One line has the route. Another has the user. Another has the timeout. Another has the feature flag. Another has the deploy SHA.

Then an incident happens and you end up doing joins by hand.

Stripe’s answer is canonical log lines. The modern name is usually wide events. The pattern is simple: emit one structured record per unit of work with all the important fields already attached.

For a web service, that usually means one log event at the end of every request.

The Pattern

A canonical log line is the summary row for a request.

It should include the fields you always wish you had in one place:

route
method
status
duration
user or account ID
request ID and trace ID
build or deploy ID
feature flags
downstream timings
error code

In raw form it might look like this:

ts=2026-03-16T12:03:41Z service=api env=prod route=/v1/charges method=POST status=500 request_id=req_123
account_id=acct_456 build_id=9f2c1d7 feature_flag.payments_v2=true duration_ms=843 db_ms=792
db_queries=18 cache_hit=false error_slug=charge_db_timeout

This is useful because the log line is already pre-joined. You are not reconstructing a request from fragments. You are querying complete rows.

That sounds minor, but it changes what production debugging feels like.

Why It Works

Stripe did two important things.

First, they treated the canonical line as critical infrastructure. It is emitted after the request finishes, and their implementation is hardened so the line still appears when exceptions happen.

Second, they did not stop at debugging. Stripe pushed these records into warehousing systems and used them for longer-term analysis and product surfaces like the Developer Dashboard.

That is the part many teams miss.

A canonical log line is more than a nicer log. It is a request-shaped data model.

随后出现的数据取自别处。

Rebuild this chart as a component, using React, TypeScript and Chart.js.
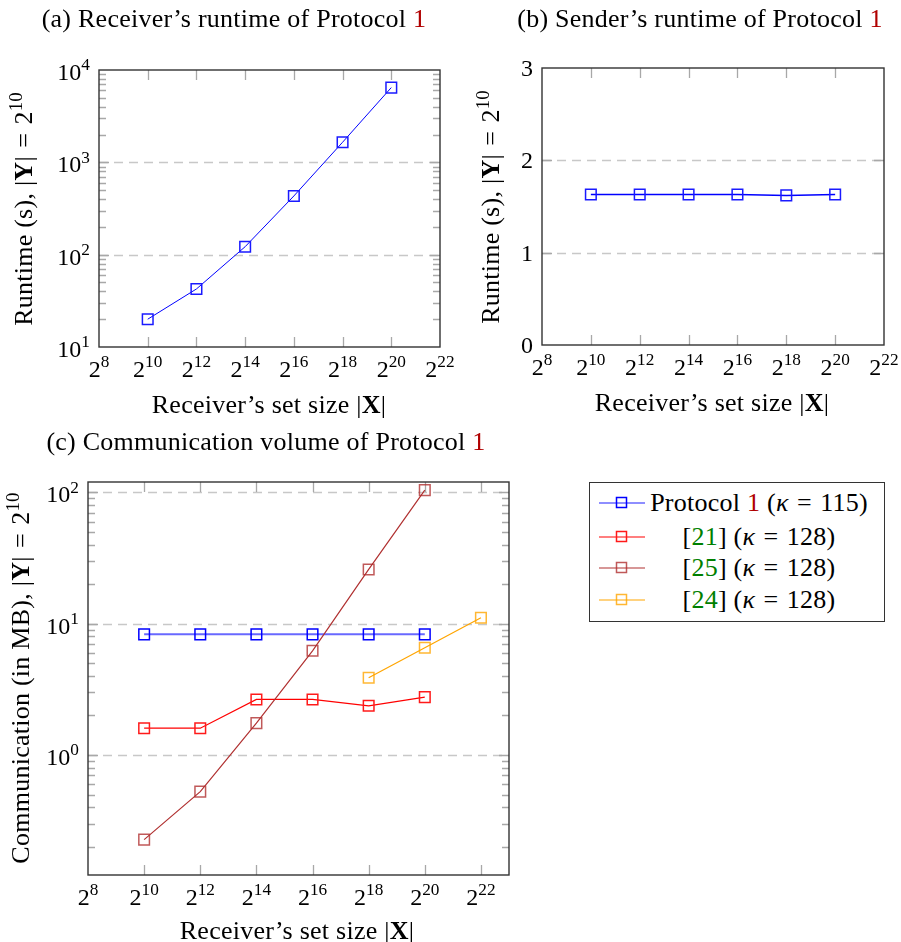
import React, { useEffect, useRef } from 'react';
import { Chart, registerables } from 'chart.js';

Chart.register(...registerables);

const FONT = '"Liberation Serif", "Times New Roman", serif';
const FS = 24; // tick label size (canvas)
const TFS = 26; // text size (titles, axis titles, legend)
const LINK_RED = '#b00000';
const CITE_GREEN = '#008000';

// ---------- data ----------
const sizeExponents = [10, 12, 14, 16, 18, 20];
const xTickExponents = [8, 10, 12, 14, 16, 18, 20, 22];

const receiverRuntime = [20, 42.5, 122, 432, 1650, 6450];
const senderRuntime = [1.63, 1.63, 1.63, 1.63, 1.62, 1.63];

const commProtocol1 = [8.3, 8.3, 8.3, 8.3, 8.3, 8.3];
const comm21 = [1.6, 1.6, 2.65, 2.65, 2.37, 2.76];
const comm25 = [0.227, 0.526, 1.75, 6.22, 25.9, 104];
const comm24Exponents = [18, 20, 22];
const comm24 = [3.88, 6.56, 11.1];

const runtimeYTickExps = [1, 2, 3, 4];
const senderYTicks = [0, 1, 2, 3];
const commYTickExps = [0, 1, 2];

// ---------- helpers ----------
const pts = (xs: number[], ys: number[]) => xs.map((x, i) => ({ x, y: ys[i] }));

function drawPowLabel(ctx: CanvasRenderingContext2D, base: string, exp: string, x: number, y: number, align: 'center' | 'right') {
  ctx.font = `${FS}px ${FONT}`;
  const w1 = ctx.measureText(base).width;
  let w2 = 0;
  const ES = FS * 0.72;
  if (exp) {
    ctx.font = `${ES}px ${FONT}`;
    w2 = ctx.measureText(exp).width;
  }
  const total = w1 + w2;
  const sx = align === 'center' ? x - total / 2 : x - total;
  ctx.textAlign = 'left';
  ctx.textBaseline = 'alphabetic';
  ctx.fillStyle = '#000';
  ctx.font = `${FS}px ${FONT}`;
  ctx.fillText(base, sx, y);
  if (exp) {
    ctx.font = `${ES}px ${FONT}`;
    ctx.fillText(exp, sx + w1, y - FS * 0.4);
  }
}

const texAxes = {
  id: 'texAxes',
  beforeDatasetsDraw(chart: any, _args: any, opts: any) {
    const { ctx, chartArea: a } = chart;
    const x = chart.scales.x;
    const y = chart.scales.y;
    ctx.save();
    // dashed horizontal grid
    ctx.strokeStyle = '#c8c8c8';
    ctx.lineWidth = 1.3;
    ctx.setLineDash([9, 6]);
    for (const v of opts.yGrid) {
      const py = Math.round(y.getPixelForValue(v)) + 0.5;
      ctx.beginPath();
      ctx.moveTo(a.left, py);
      ctx.lineTo(a.right, py);
      ctx.stroke();
    }
    ctx.setLineDash([]);
    // tick marks (inward, all sides)
    ctx.strokeStyle = '#a8a8a8';
    ctx.lineWidth = 1.3;
    const MAJ = 10;
    const MIN = 7;
    for (const e of opts.xTicks) {
      const px = Math.round(x.getPixelForValue(e)) + 0.5;
      if (px <= a.left + 1 || px >= a.right - 1) continue;
      ctx.beginPath();
      ctx.moveTo(px, a.top);
      ctx.lineTo(px, a.top + MAJ);
      ctx.moveTo(px, a.bottom);
      ctx.lineTo(px, a.bottom - MAJ);
      ctx.stroke();
    }
    const yVals: number[] = opts.yKind === 'pow10' ? opts.yTicks.map((e: number) => Math.pow(10, e)) : opts.yTicks;
    for (const v of yVals) {
      const py = Math.round(y.getPixelForValue(v)) + 0.5;
      if (py <= a.top + 1 || py >= a.bottom - 1) continue;
      ctx.beginPath();
      ctx.moveTo(a.left, py);
      ctx.lineTo(a.left + MAJ, py);
      ctx.moveTo(a.right, py);
      ctx.lineTo(a.right - MAJ, py);
      ctx.stroke();
    }
    if (opts.yMinor) {
      const lo = Math.floor(Math.log10(y.min));
      const hi = Math.ceil(Math.log10(y.max));
      for (let d = lo; d <= hi; d++) {
        for (let k = 2; k <= 9; k++) {
          const v = k * Math.pow(10, d);
          if (v <= y.min || v >= y.max) continue;
          const py = Math.round(y.getPixelForValue(v)) + 0.5;
          ctx.beginPath();
          ctx.moveTo(a.left, py);
          ctx.lineTo(a.left + MIN, py);
          ctx.moveTo(a.right, py);
          ctx.lineTo(a.right - MIN, py);
          ctx.stroke();
        }
      }
    }
    ctx.restore();
  },
  afterDatasetsDraw(chart: any, _args: any, opts: any) {
    const { ctx, chartArea: a } = chart;
    const x = chart.scales.x;
    const y = chart.scales.y;
    ctx.save();
    ctx.strokeStyle = '#333';
    ctx.lineWidth = 1.4;
    ctx.strokeRect(a.left, a.top, a.right - a.left, a.bottom - a.top);
    // x tick labels
    for (const e of opts.xTicks) {
      const px = x.getPixelForValue(e);
      drawPowLabel(ctx, '2', String(e), px, a.bottom + 30, 'center');
    }
    // y tick labels
    for (const t of opts.yTicks) {
      const v = opts.yKind === 'pow10' ? Math.pow(10, t) : t;
      const py = y.getPixelForValue(v);
      if (opts.yKind === 'pow10') drawPowLabel(ctx, '10', String(t), a.left - 9, py + FS * 0.33 + 2, 'right');
      else drawPowLabel(ctx, String(t), '', a.left - 9, py + FS * 0.33, 'right');
    }
    ctx.restore();
  },
};

const markerBase = {
  pointStyle: 'rect',
  pointRadius: 7.5,
  pointHoverRadius: 7.5,
  pointBorderWidth: 1.5,
  pointBackgroundColor: 'rgba(0,0,0,0)',
  tension: 0,
  fill: false,
};

function makeConfig(datasets: any[], xMax: number, yScale: any, padding: any, axisOpts: any) {
  return {
    type: 'line',
    data: { datasets },
    options: {
      responsive: false,
      maintainAspectRatio: false,
      animation: false,
      events: [],
      layout: { padding },
      plugins: {
        legend: { display: false },
        tooltip: { enabled: false },
        texAxes: axisOpts,
      },
      scales: {
        x: { type: 'linear', min: 8, max: xMax, display: false },
        y: { ...yScale, display: false },
      },
    },
    plugins: [texAxes],
  };
}

function ChartCanvas({ left, top, width, height, build }: { left: number; top: number; width: number; height: number; build: () => any }) {
  const ref = useRef<HTMLCanvasElement>(null);
  useEffect(() => {
    const chart = new Chart(ref.current as HTMLCanvasElement, build());
    return () => chart.destroy();
  }, []);
  return (
    <canvas
      ref={ref}
      width={width}
      height={height}
      style={{ position: 'absolute', left, top, width, height, display: 'block' }}
    />
  );
}

const textStyle: any = {
  fontFamily: FONT,
  fontSize: TFS,
  letterSpacing: '0.25px',
  whiteSpace: 'nowrap',
  color: '#000',
};

function Txt({ cx, cy, rotate, w = 560, children }: { cx: number; cy: number; rotate?: boolean; w?: number; children: any }) {
  return (
    <div
      style={{
        ...textStyle,
        position: 'absolute',
        left: cx - w / 2,
        top: cy - 16,
        width: w,
        height: 32,
        lineHeight: '32px',
        textAlign: 'center',
        transform: rotate ? 'rotate(-90deg)' : undefined,
        transformOrigin: 'center center',
      }}
    >
      {children}
    </div>
  );
}

const Sup = ({ children }: { children: any }) => (
  <span style={{ fontSize: '0.72em', position: 'relative', top: '-0.55em', lineHeight: 0 }}>{children}</span>
);

const Eq = () => <span style={{ margin: '0 0.06em' }}>=</span>;

const YEq = () => (
  <>
    |<b>Y</b>| <Eq /> 2<Sup>10</Sup>
  </>
);
const XSet = () => (
  <>
    Receiver’s set size |<b>X</b>|
  </>
);
const P1 = () => <span style={{ color: LINK_RED }}>1</span>;

function LegendIcon({ line, mark, lw }: { line: string; mark: string; lw: number }) {
  return (
    <svg width={46} height={14} style={{ position: 'absolute', left: 9, top: -7 }}>
      <line x1={0} y1={7} x2={46} y2={7} stroke={line} strokeWidth={lw} />
      <rect x={17.5} y={1.5} width={10} height={10} fill="none" stroke={mark} strokeWidth={1.5} />
    </svg>
  );
}

function LegendRow({ y, line, mark, lw, children }: { y: number; line: string; mark: string; lw: number; children: any }) {
  return (
    <div style={{ position: 'absolute', left: 0, top: y, width: 296, height: 0 }}>
      <LegendIcon line={line} mark={mark} lw={lw} />
      <div
        style={{
          ...textStyle,
          position: 'absolute',
          left: 58,
          top: -16,
          width: 222,
          height: 32,
          lineHeight: '32px',
          textAlign: 'center',
        }}
      >
        {children}
      </div>
    </div>
  );
}

const K = () => <i>κ</i>;

export default function App() {
  const buildA = () =>
    makeConfig(
      [
        {
          ...markerBase,
          data: pts(sizeExponents, receiverRuntime),
          borderColor: '#0000ff',
          borderWidth: 1,
          pointBorderColor: '#1a1aff',
        },
      ],
      22,
      { type: 'logarithmic', min: 10, max: 10000 },
      { left: 99, top: 70, right: 40, bottom: 73 },
      { xTicks: xTickExponents, yTicks: runtimeYTickExps, yKind: 'pow10', yGrid: [100, 1000], yMinor: true }
    );

  const buildB = () =>
    makeConfig(
      [
        {
          ...markerBase,
          data: pts(sizeExponents, senderRuntime),
          borderColor: '#0000ff',
          borderWidth: 1.5,
          pointBorderColor: '#1a1aff',
        },
      ],
      22,
      { type: 'linear', min: 0, max: 3 },
      { left: 92, top: 68, right: 17, bottom: 75 },
      { xTicks: xTickExponents, yTicks: senderYTicks, yKind: 'plain', yGrid: [1, 2], yMinor: false }
    );

  const buildC = () =>
    makeConfig(
      [
        {
          ...markerBase,
          order: 3,
          data: pts(sizeExponents, commProtocol1),
          borderColor: 'rgba(40,40,255,0.7)',
          borderWidth: 2,
          pointBorderColor: '#0000ff',
        },
        {
          ...markerBase,
          order: 2,
          data: pts(sizeExponents, comm21),
          borderColor: '#ff0000',
          borderWidth: 1.2,
          pointBorderColor: '#ff1a1a',
        },
        {
          ...markerBase,
          order: 1,
          data: pts(sizeExponents, comm25),
          borderColor: '#b03030',
          borderWidth: 1.2,
          pointBorderColor: 'rgba(176,48,48,0.8)',
        },
        {
          ...markerBase,
          order: 0,
          data: pts(comm24Exponents, comm24),
          borderColor: '#ffa500',
          borderWidth: 1.2,
          pointBorderColor: 'rgba(255,165,0,0.8)',
        },
      ],
      23,
      { type: 'logarithmic', min: 0.122, max: 120 },
      { left: 88, top: 62, right: 71, bottom: 67 },
      { xTicks: xTickExponents, yTicks: commYTickExps, yKind: 'pow10', yGrid: [1, 10, 100], yMinor: true }
    );

  return (
    <div style={{ position: 'absolute', left: 0, top: 0, width: 901, height: 942, background: '#fff', overflow: 'hidden' }}>
      <ChartCanvas left={0} top={0} width={480} height={420} build={buildA} />
      <ChartCanvas left={450} top={0} width={451} height={420} build={buildB} />
      <ChartCanvas left={0} top={420} width={580} height={522} build={buildC} />

      <Txt cx={234} cy={19}>
        (a) Receiver’s runtime of Protocol <P1 />
      </Txt>
      <Txt cx={700} cy={19}>
        (b) Sender’s runtime of Protocol <P1 />
      </Txt>
      <Txt cx={266} cy={442}>
        (c) Communication volume of Protocol <P1 />
      </Txt>

      <Txt cx={269} cy={405}>
        <XSet />
      </Txt>
      <Txt cx={712} cy={403}>
        <XSet />
      </Txt>
      <Txt cx={297} cy={931}>
        <XSet />
      </Txt>

      <Txt cx={24} cy={209} rotate>
        Runtime (s), <YEq />
      </Txt>
      <Txt cx={491} cy={207} rotate>
        Runtime (s), <YEq />
      </Txt>
      <Txt cx={21} cy={678} rotate>
        Communication (in MB), <YEq />
      </Txt>

      <div
        style={{
          position: 'absolute',
          left: 589,
          top: 482,
          width: 296,
          height: 140,
          boxSizing: 'border-box',
          border: '1.3px solid #333',
          background: '#fff',
        }}
      >
        <LegendRow y={20} line="rgba(40,40,255,0.7)" mark="#0000ff" lw={1.5}>
          Protocol <P1 /> (<K /> <Eq /> 115)
        </LegendRow>
        <LegendRow y={54} line="#ff0000" mark="#ff1a1a" lw={1.2}>
          [<span style={{ color: CITE_GREEN }}>21</span>] (<K /> <Eq /> 128)
        </LegendRow>
        <LegendRow y={85} line="#b03030" mark="rgba(176,48,48,0.8)" lw={1.2}>
          [<span style={{ color: CITE_GREEN }}>25</span>] (<K /> <Eq /> 128)
        </LegendRow>
        <LegendRow y={117} line="#ffa500" mark="rgba(255,165,0,0.8)" lw={1.2}>
          [<span style={{ color: CITE_GREEN }}>24</span>] (<K /> <Eq /> 128)
        </LegendRow>
      </div>
    </div>
  );
}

If the schema is stable, the same event can support:

incident response
release analysis
customer support investigations
product analytics

Amazon describes a similar idea in the Builders Library: emit one structured request log entry per unit of work, then derive metrics later. Log first. Aggregate later.

What To Log

Most teams stop too early.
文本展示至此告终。